Da questo punto di vista, le consultazioni del governo presentano sia luci che ombre. Da un lato, il peggio della profilazione a fini commerciali (Facebook o Linkedin) è stato evitato; in più, i questionari sono ospitati da servers del MIUR, e quindi i loro dati sono molto sicuri. Molto più discutibile è il ricorso a Ideascale: l’azienda ha una licenza per le istituzioni pubbliche, e consente a chi crea una consultazione di esportarne tutti i dati una volta terminata. Però la sua privacy policy parla chiaro: sì, gli utenti vengono profilati, e l’azienda si riserva di usare questi profili per “promozioni mirate e offerte di marketing”. Il risultato, paradossale, è che per accedere ad un canale di partecipazione democratica in Italia bisogna accettare di essere profilati da aziende for profit americane.

4) La consultazione propone e rispetta un contratto sociale esplicito ed equo. Oggi ai cittadini si chiede di spendere tempo e intelligenza in molti esercizi partecipativi e collaborativi. Il risultato è un’inflazione delle occasioni di collaborazione. I cittadini non sono a libro paga del governo; il loro tempo dovrebbe essere usato con rispetto e moderazione, tentando di dare loro qualcosa in cambio. Questo qualcosa in genere sarà influenza e conoscenza. Influenza: in cambio dei miei sforzi, ottengo di influenzare questa decisione del governo. Conoscenza: in cambio dei miei sforzi, ottengo di capire meglio questo problema che mi riguarda. Qualunque sia il contorno preciso del contratto sociale in questione, credo che ogni esercizio collaborativo debba averne uno; e che esso debba comprendere un follow-up, in cui i cittadini vengono ringraziati e informati di cosa il governo ha fatto con il loro input, e perché.

Da questo punto di vista, ci sono più ombre che luci. Influenza: su nessuna delle quattro consultazioni (ho partecipato personalmente a tre di esse) mi è chiaro come il contributo dei cittadini ha influito sulle decisioni prese. Conoscenza: qui il giudizio è più sfumato. A me non pare di imparare molto partecipando alle discussioni e votazioni sugli ideari, ma forse è un problema mio. Quanto ai follow-up, per la consultazione sull’agenda digitale è stato pubblicato un documento di sintesi interessante, e uno corrispondente è stato annunciato per quella su Horizon2020.

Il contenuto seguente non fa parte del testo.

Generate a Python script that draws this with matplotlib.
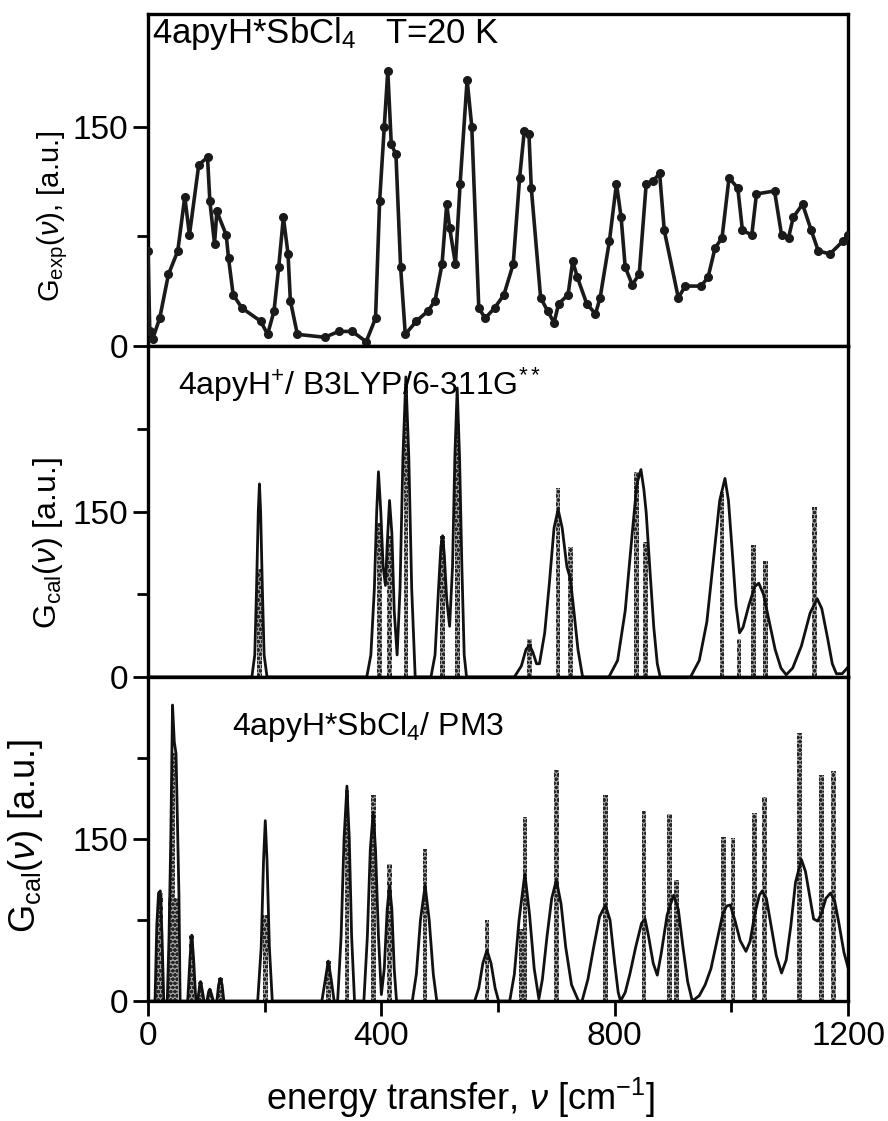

Complessivamente, quindi, mi pare di potere dire che siamo a buon punto. Certo, molti aspetti del lavoro del 2012 possono e devono essere migliorati – a partire dalla consapevolezza delle conseguenze delle proprie scelte tecniche. D’altra parte solo un anno fa non era stato fatto ancora nessun passo per esplorare l’interazione online come canale di partecipazione democratica, almeno a livello di governo centrale! Inoltre, va considerato che l’Italia non risulta in ritardo rispetto ad altri paesi guida e all’Unione Europea, che stanno facendo i nostri stessi errori e anche peggio. Semplicemente, questo campo è nuovo, e dobbiamo inventarne il know-how. Avanti con giudizio, quindi. Speriamo di potere vedere miglioramenti significativi nel 2013.